━━ Input data ━━

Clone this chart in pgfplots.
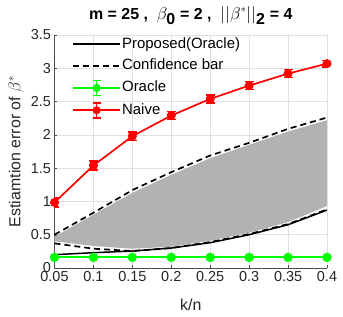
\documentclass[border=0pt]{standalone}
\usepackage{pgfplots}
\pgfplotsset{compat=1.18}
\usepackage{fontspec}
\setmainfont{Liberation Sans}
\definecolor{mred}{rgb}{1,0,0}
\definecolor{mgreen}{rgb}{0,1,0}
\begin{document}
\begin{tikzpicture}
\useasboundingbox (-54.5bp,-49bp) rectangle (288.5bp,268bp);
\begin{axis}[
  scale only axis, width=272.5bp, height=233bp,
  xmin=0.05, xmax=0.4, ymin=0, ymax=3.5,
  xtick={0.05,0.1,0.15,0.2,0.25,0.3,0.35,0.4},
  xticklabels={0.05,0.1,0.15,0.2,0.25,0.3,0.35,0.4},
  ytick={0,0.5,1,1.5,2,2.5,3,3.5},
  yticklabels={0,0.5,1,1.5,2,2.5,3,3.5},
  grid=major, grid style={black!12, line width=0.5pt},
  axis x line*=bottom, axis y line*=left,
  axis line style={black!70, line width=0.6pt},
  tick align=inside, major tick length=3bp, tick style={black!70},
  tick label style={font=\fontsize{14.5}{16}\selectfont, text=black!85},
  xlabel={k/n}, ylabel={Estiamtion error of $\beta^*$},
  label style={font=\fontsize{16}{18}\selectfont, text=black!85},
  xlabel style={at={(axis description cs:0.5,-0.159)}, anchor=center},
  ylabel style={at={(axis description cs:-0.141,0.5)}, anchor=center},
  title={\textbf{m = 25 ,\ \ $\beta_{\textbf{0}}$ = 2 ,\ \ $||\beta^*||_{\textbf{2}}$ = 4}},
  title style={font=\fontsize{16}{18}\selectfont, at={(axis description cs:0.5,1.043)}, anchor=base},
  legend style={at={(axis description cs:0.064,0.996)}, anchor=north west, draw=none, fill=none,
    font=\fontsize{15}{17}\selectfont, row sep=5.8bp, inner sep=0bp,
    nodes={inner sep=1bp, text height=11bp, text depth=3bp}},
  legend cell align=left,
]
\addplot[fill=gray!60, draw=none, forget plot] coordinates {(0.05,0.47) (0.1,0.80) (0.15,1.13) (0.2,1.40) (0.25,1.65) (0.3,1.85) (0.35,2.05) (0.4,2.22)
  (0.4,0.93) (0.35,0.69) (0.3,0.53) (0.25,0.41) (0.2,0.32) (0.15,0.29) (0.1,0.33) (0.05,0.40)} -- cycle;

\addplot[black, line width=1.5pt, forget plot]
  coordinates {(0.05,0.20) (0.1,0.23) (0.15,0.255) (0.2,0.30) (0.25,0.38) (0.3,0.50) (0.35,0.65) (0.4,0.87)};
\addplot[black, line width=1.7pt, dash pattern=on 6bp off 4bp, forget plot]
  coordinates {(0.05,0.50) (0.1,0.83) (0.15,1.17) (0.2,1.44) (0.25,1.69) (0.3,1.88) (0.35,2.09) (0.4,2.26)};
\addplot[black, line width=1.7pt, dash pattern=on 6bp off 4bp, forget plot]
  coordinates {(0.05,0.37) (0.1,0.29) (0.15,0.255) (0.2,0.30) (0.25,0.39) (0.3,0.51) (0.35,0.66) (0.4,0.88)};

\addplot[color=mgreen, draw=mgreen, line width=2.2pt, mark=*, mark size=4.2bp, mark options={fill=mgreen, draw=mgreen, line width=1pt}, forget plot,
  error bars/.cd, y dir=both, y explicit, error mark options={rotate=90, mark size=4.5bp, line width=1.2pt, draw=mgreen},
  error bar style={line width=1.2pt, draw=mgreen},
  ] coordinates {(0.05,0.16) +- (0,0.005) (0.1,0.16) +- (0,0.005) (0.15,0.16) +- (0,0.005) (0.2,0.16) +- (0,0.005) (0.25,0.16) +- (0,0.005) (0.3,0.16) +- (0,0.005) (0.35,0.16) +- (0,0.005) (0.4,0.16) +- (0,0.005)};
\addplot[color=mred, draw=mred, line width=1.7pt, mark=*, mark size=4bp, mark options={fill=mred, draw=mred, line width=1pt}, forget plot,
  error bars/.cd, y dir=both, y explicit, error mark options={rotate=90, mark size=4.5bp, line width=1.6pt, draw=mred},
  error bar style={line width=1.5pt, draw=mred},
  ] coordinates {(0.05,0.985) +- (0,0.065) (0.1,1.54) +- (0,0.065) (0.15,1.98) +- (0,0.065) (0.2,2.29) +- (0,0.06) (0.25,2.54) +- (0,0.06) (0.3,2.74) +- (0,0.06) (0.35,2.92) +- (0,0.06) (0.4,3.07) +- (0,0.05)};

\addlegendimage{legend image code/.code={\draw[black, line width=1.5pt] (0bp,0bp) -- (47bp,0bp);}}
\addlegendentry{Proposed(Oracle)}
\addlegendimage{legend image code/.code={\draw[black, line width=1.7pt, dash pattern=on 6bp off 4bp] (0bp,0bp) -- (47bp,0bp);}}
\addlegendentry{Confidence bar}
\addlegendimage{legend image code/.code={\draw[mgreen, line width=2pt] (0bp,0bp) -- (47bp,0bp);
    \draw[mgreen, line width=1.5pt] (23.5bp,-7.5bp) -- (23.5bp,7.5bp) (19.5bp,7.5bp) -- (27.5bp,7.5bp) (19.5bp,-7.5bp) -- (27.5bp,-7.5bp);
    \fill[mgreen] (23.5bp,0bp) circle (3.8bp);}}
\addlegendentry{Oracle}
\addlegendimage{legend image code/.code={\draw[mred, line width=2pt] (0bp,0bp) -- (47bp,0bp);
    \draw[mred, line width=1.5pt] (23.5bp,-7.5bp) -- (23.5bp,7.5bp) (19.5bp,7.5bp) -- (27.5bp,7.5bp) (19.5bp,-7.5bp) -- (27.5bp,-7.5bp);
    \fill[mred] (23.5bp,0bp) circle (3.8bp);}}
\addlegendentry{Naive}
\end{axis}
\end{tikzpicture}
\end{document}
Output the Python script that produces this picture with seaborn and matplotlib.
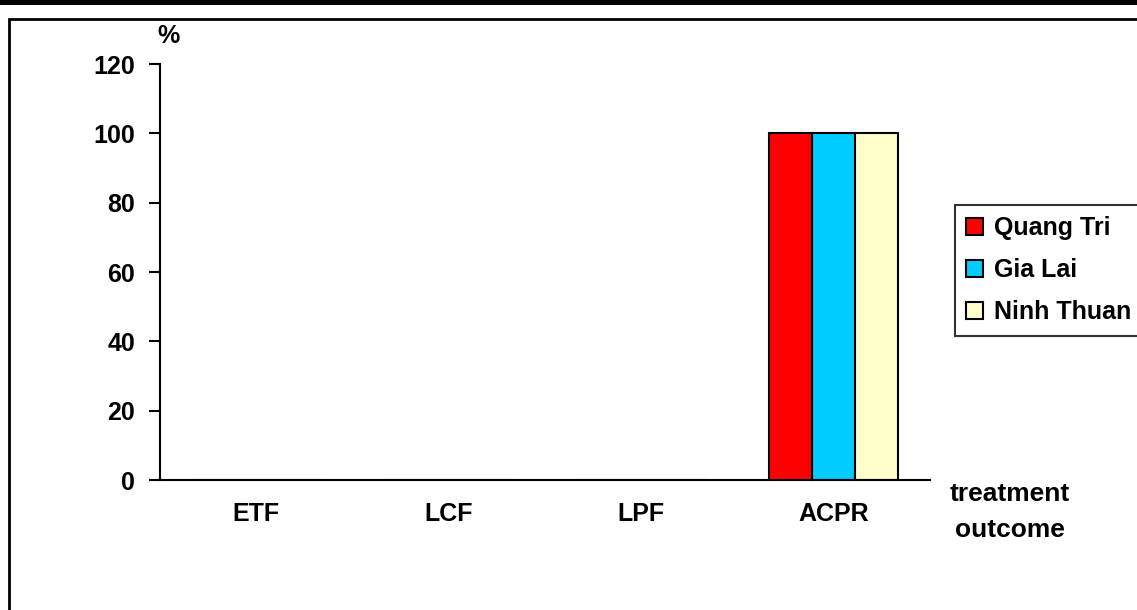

━━━

■ **To be done**: Return each line of the data, keeping its wording exact and omitting pictures.

■ **Solution to this problem**:
Clone this chart in pgfplots.
\documentclass[border=0pt]{standalone}
\usepackage{pgfplots}
\pgfplotsset{compat=1.18}
\usepackage{fontspec}
\setmainfont{Liberation Sans}
\definecolor{mred}{rgb}{1,0,0}
\definecolor{mgreen}{rgb}{0,1,0}
\begin{document}
\begin{tikzpicture}
\useasboundingbox (-54.5bp,-49bp) rectangle (288.5bp,268bp);
\begin{axis}[
  scale only axis, width=272.5bp, height=233bp,
  xmin=0.05, xmax=0.4, ymin=0, ymax=3.5,
  xtick={0.05,0.1,0.15,0.2,0.25,0.3,0.35,0.4},
  xticklabels={0.05,0.1,0.15,0.2,0.25,0.3,0.35,0.4},
  ytick={0,0.5,1,1.5,2,2.5,3,3.5},
  yticklabels={0,0.5,1,1.5,2,2.5,3,3.5},
  grid=major, grid style={black!12, line width=0.5pt},
  axis x line*=bottom, axis y line*=left,
  axis line style={black!70, line width=0.6pt},
  tick align=inside, major tick length=3bp, tick style={black!70},
  tick label style={font=\fontsize{14.5}{16}\selectfont, text=black!85},
  xlabel={k/n}, ylabel={Estiamtion error of $\beta^*$},
  label style={font=\fontsize{16}{18}\selectfont, text=black!85},
  xlabel style={at={(axis description cs:0.5,-0.159)}, anchor=center},
  ylabel style={at={(axis description cs:-0.141,0.5)}, anchor=center},
  title={\textbf{m = 25 ,\ \ $\beta_{\textbf{0}}$ = 2 ,\ \ $||\beta^*||_{\textbf{2}}$ = 4}},
  title style={font=\fontsize{16}{18}\selectfont, at={(axis description cs:0.5,1.043)}, anchor=base},
  legend style={at={(axis description cs:0.064,0.996)}, anchor=north west, draw=none, fill=none,
    font=\fontsize{15}{17}\selectfont, row sep=5.8bp, inner sep=0bp,
    nodes={inner sep=1bp, text height=11bp, text depth=3bp}},
  legend cell align=left,
]
\addplot[fill=gray!60, draw=none, forget plot] coordinates {(0.05,0.47) (0.1,0.80) (0.15,1.13) (0.2,1.40) (0.25,1.65) (0.3,1.85) (0.35,2.05) (0.4,2.22)
  (0.4,0.93) (0.35,0.69) (0.3,0.53) (0.25,0.41) (0.2,0.32) (0.15,0.29) (0.1,0.33) (0.05,0.40)} -- cycle;

\addplot[black, line width=1.5pt, forget plot]
  coordinates {(0.05,0.20) (0.1,0.23) (0.15,0.255) (0.2,0.30) (0.25,0.38) (0.3,0.50) (0.35,0.65) (0.4,0.87)};
\addplot[black, line width=1.7pt, dash pattern=on 6bp off 4bp, forget plot]
  coordinates {(0.05,0.50) (0.1,0.83) (0.15,1.17) (0.2,1.44) (0.25,1.69) (0.3,1.88) (0.35,2.09) (0.4,2.26)};
\addplot[black, line width=1.7pt, dash pattern=on 6bp off 4bp, forget plot]
  coordinates {(0.05,0.37) (0.1,0.29) (0.15,0.255) (0.2,0.30) (0.25,0.39) (0.3,0.51) (0.35,0.66) (0.4,0.88)};

\addplot[color=mgreen, draw=mgreen, line width=2.2pt, mark=*, mark size=4.2bp, mark options={fill=mgreen, draw=mgreen, line width=1pt}, forget plot,
  error bars/.cd, y dir=both, y explicit, error mark options={rotate=90, mark size=4.5bp, line width=1.2pt, draw=mgreen},
  error bar style={line width=1.2pt, draw=mgreen},
  ] coordinates {(0.05,0.16) +- (0,0.005) (0.1,0.16) +- (0,0.005) (0.15,0.16) +- (0,0.005) (0.2,0.16) +- (0,0.005) (0.25,0.16) +- (0,0.005) (0.3,0.16) +- (0,0.005) (0.35,0.16) +- (0,0.005) (0.4,0.16) +- (0,0.005)};
\addplot[color=mred, draw=mred, line width=1.7pt, mark=*, mark size=4bp, mark options={fill=mred, draw=mred, line width=1pt}, forget plot,
  error bars/.cd, y dir=both, y explicit, error mark options={rotate=90, mark size=4.5bp, line width=1.6pt, draw=mred},
  error bar style={line width=1.5pt, draw=mred},
  ] coordinates {(0.05,0.985) +- (0,0.065) (0.1,1.54) +- (0,0.065) (0.15,1.98) +- (0,0.065) (0.2,2.29) +- (0,0.06) (0.25,2.54) +- (0,0.06) (0.3,2.74) +- (0,0.06) (0.35,2.92) +- (0,0.06) (0.4,3.07) +- (0,0.05)};

\addlegendimage{legend image code/.code={\draw[black, line width=1.5pt] (0bp,0bp) -- (47bp,0bp);}}
\addlegendentry{Proposed(Oracle)}
\addlegendimage{legend image code/.code={\draw[black, line width=1.7pt, dash pattern=on 6bp off 4bp] (0bp,0bp) -- (47bp,0bp);}}
\addlegendentry{Confidence bar}
\addlegendimage{legend image code/.code={\draw[mgreen, line width=2pt] (0bp,0bp) -- (47bp,0bp);
    \draw[mgreen, line width=1.5pt] (23.5bp,-7.5bp) -- (23.5bp,7.5bp) (19.5bp,7.5bp) -- (27.5bp,7.5bp) (19.5bp,-7.5bp) -- (27.5bp,-7.5bp);
    \fill[mgreen] (23.5bp,0bp) circle (3.8bp);}}
\addlegendentry{Oracle}
\addlegendimage{legend image code/.code={\draw[mred, line width=2pt] (0bp,0bp) -- (47bp,0bp);
    \draw[mred, line width=1.5pt] (23.5bp,-7.5bp) -- (23.5bp,7.5bp) (19.5bp,7.5bp) -- (27.5bp,7.5bp) (19.5bp,-7.5bp) -- (27.5bp,-7.5bp);
    \fill[mred] (23.5bp,0bp) circle (3.8bp);}}
\addlegendentry{Naive}
\end{axis}
\end{tikzpicture}
\end{document}
Output the Python script that produces this picture with seaborn and matplotlib.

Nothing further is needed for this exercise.